2016 casualties by outcome

8 injured

2016 casualties by device type

8 ERW

 

In 2016, nine ERW casualties were reported in the Republic of Côte d’Ivoire. A young boy was injured when the grenade he had picked up on his way to school exploded in his hand.[1] Seven workers were also injured in another incident when a grenade, which one of them had found behind a trash dump, exploded in his hands.[2] Media reports also indicated that in 2016 there were several casualties due to hand grenades being thrown, but it was not always reported if those grenades were used as attacks or found as ERW.

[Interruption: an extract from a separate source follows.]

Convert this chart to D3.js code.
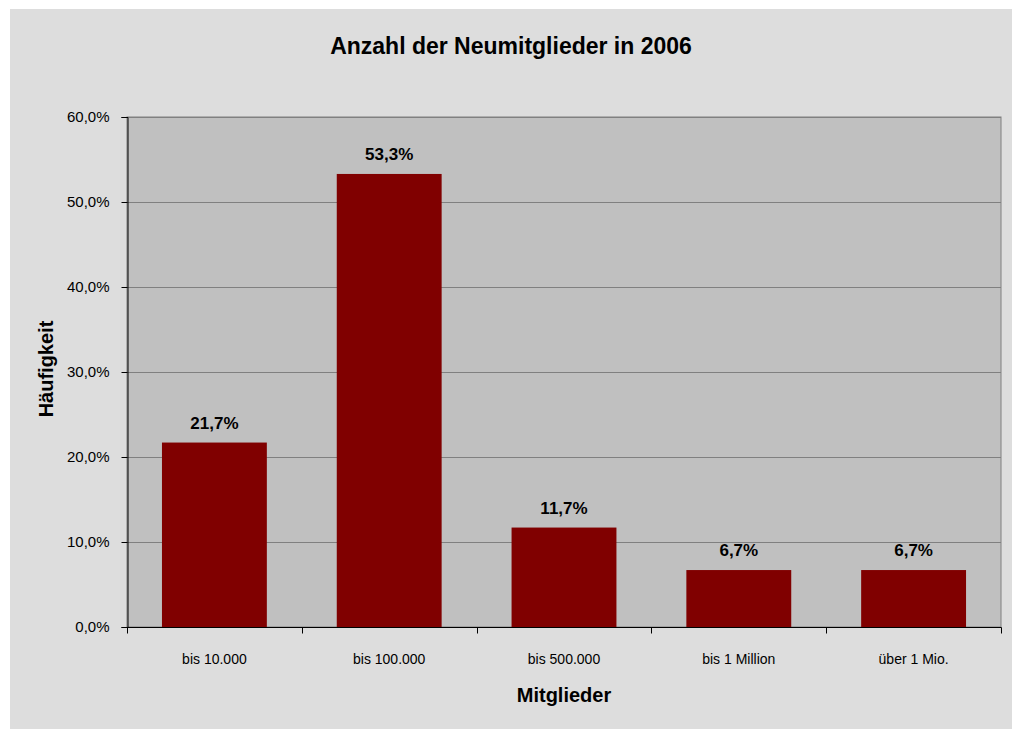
<!DOCTYPE html>
<html>
<head>
<meta charset="utf-8">
<script src="https://cdn.jsdelivr.net/npm/d3@7"></script>
<style>
  body { margin: 0; background: #ffffff; }
  text { font-family: "Liberation Sans Narrow", "Arial Narrow", "Liberation Sans", Arial, sans-serif; fill: #000; }
</style>
</head>
<body>
<div id="chart"></div>
<script>
var w = 1012;
var h = 729;

var categories = ["bis 10.000", "bis 100.000", "bis 500.000", "bis 1 Million", "über 1 Mio."];
var values = [21.7, 53.3, 11.7, 6.7, 6.7];
var yTicks = [0, 10, 20, 30, 40, 50, 60];

var plot = {left: 127, top: 117, right: 1001, bottom: 627};

var fmt = function(v) { return v.toFixed(1).replace(".", ",") + "%"; };

var svg = d3.select("#chart")
            .append("svg")
            .attr("width", w)
            .attr("height", h);

// outer chart area
svg.append("rect")
   .attr("x", 10)
   .attr("y", 9)
   .attr("width", w - 10)
   .attr("height", h - 9)
   .attr("fill", "#dddddd");

var xScale = d3.scaleBand()
               .domain(categories)
               .range([plot.left, plot.right])
               .paddingInner(0.4)
               .paddingOuter(0.2);

var yScale = d3.scaleLinear()
               .domain([0, 60])
               .range([plot.bottom, plot.top]);

// plot area
svg.append("rect")
   .attr("x", plot.left)
   .attr("y", plot.top)
   .attr("width", plot.right - plot.left)
   .attr("height", plot.bottom - plot.top)
   .attr("fill", "#c0c0c0")
   .attr("stroke", "#808080")
   .attr("stroke-width", 1);

// gridlines
svg.selectAll("line.grid")
   .data(yTicks.slice(1))
   .enter()
   .append("line")
   .attr("class", "grid")
   .attr("x1", plot.left)
   .attr("x2", plot.right)
   .attr("y1", function(d) { return Math.round(yScale(d)) + 0.5; })
   .attr("y2", function(d) { return Math.round(yScale(d)) + 0.5; })
   .attr("stroke", "#808080")
   .attr("stroke-width", 1);

// bars
svg.selectAll("rect.bar")
   .data(values)
   .enter()
   .append("rect")
   .attr("class", "bar")
   .attr("x", function(d, i) { return xScale(categories[i]); })
   .attr("y", function(d) { return yScale(d); })
   .attr("width", xScale.bandwidth())
   .attr("height", function(d) { return yScale(0) - yScale(d); })
   .attr("fill", "#800000");

// data labels
svg.selectAll("text.label")
   .data(values)
   .enter()
   .append("text")
   .attr("class", "label")
   .attr("x", function(d, i) { return xScale(categories[i]) + xScale.bandwidth() / 2; })
   .attr("y", function(d) { return yScale(d) - 14; })
   .attr("text-anchor", "middle")
   .attr("font-size", "17px")
   .attr("font-weight", "bold")
   .text(fmt);

// y axis
var yAxis = d3.axisLeft(yScale)
              .tickValues(yTicks)
              .tickSize(6)
              .tickPadding(12)
              .tickFormat(fmt);

var gy = svg.append("g")
            .attr("transform", "translate(" + (plot.left + 0.5) + ",0)")
            .call(yAxis);
gy.select(".domain").attr("stroke", "#000");
gy.selectAll(".tick line").attr("stroke", "#000");
gy.selectAll(".tick text")
  .attr("font-size", "15px")
  .attr("font-family", null)
  .attr("fill", "#000");

// x axis: ticks on category boundaries
var boundaries = d3.range(categories.length + 1).map(function(i) {
  return plot.left + i * xScale.step();
});

var gx = svg.append("g")
            .attr("transform", "translate(0," + (plot.bottom + 0.5) + ")");
gx.append("line")
  .attr("x1", plot.left)
  .attr("x2", plot.right + 0.5)
  .attr("stroke", "#000");
gx.selectAll("line.tk")
  .data(boundaries)
  .enter()
  .append("line")
  .attr("class", "tk")
  .attr("x1", function(d) { return Math.round(d) + 0.5; })
  .attr("x2", function(d) { return Math.round(d) + 0.5; })
  .attr("y1", 0)
  .attr("y2", 6)
  .attr("stroke", "#000");
gx.selectAll("text")
  .data(categories)
  .enter()
  .append("text")
  .attr("x", function(d) { return xScale(d) + xScale.bandwidth() / 2; })
  .attr("y", 36)
  .attr("text-anchor", "middle")
  .attr("font-size", "14px")
  .text(function(d) { return d; });

// title
svg.append("text")
   .attr("x", 511)
   .attr("y", 54)
   .attr("text-anchor", "middle")
   .attr("font-size", "23px")
   .attr("font-weight", "bold")
   .text("Anzahl der Neumitglieder in 2006");

// axis titles
svg.append("text")
   .attr("x", 564)
   .attr("y", 702)
   .attr("text-anchor", "middle")
   .attr("font-size", "20px")
   .attr("font-weight", "bold")
   .text("Mitglieder");

svg.append("text")
   .attr("transform", "translate(53,369) rotate(-90)")
   .attr("text-anchor", "middle")
   .attr("font-size", "20px")
   .attr("font-weight", "bold")
   .text("Häufigkeit");
</script>
</body>
</html>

The casualty total for 2016 marked a significant increase in the number of ERW casualties reported in Côte d’Ivoire compared to previous years. No new casualties were reported in Côte d’Ivoire in 2015. In 2014, the Monitor identified one ERW casualty in Côte d’Ivoire; while farming, a man struck a grenade believed to have been left-over from a conflict in 2011.[3]

The Monitor identified a total of 42 ERW casualties in Côte d’Ivoire from 1999 to 2016 (nine people were killed and another 33 injured). The vast majority of casualties, 25, were children, another 12 casualties were adults and for five casualties the age was not recorded.[4]



[1]Côte d’Ivoire: Yopougon, une grenade explose dans la main d’un écolier” (“Côte d’Ivoire: Yopougon, a grenade explodes in the hand of a schoolchild”), koaci.com, 19 September 2016.

[2]Yopougon: Une grenade a encore explosé !” (“Yopougon: one more grenade exploded!”), ivoirematin.com, 30 December 2016.

[3]Une grenade explose dans son champ et lui arrache le bras” (“A grenade exploded in his farm and severed his arm”), linfodrome.com, 30 May 2014.

[4] See, ICBL, Landmine Monitor Report 2009: Toward a Mine-Free World (Ottawa: Mines Action Canada: October 2009).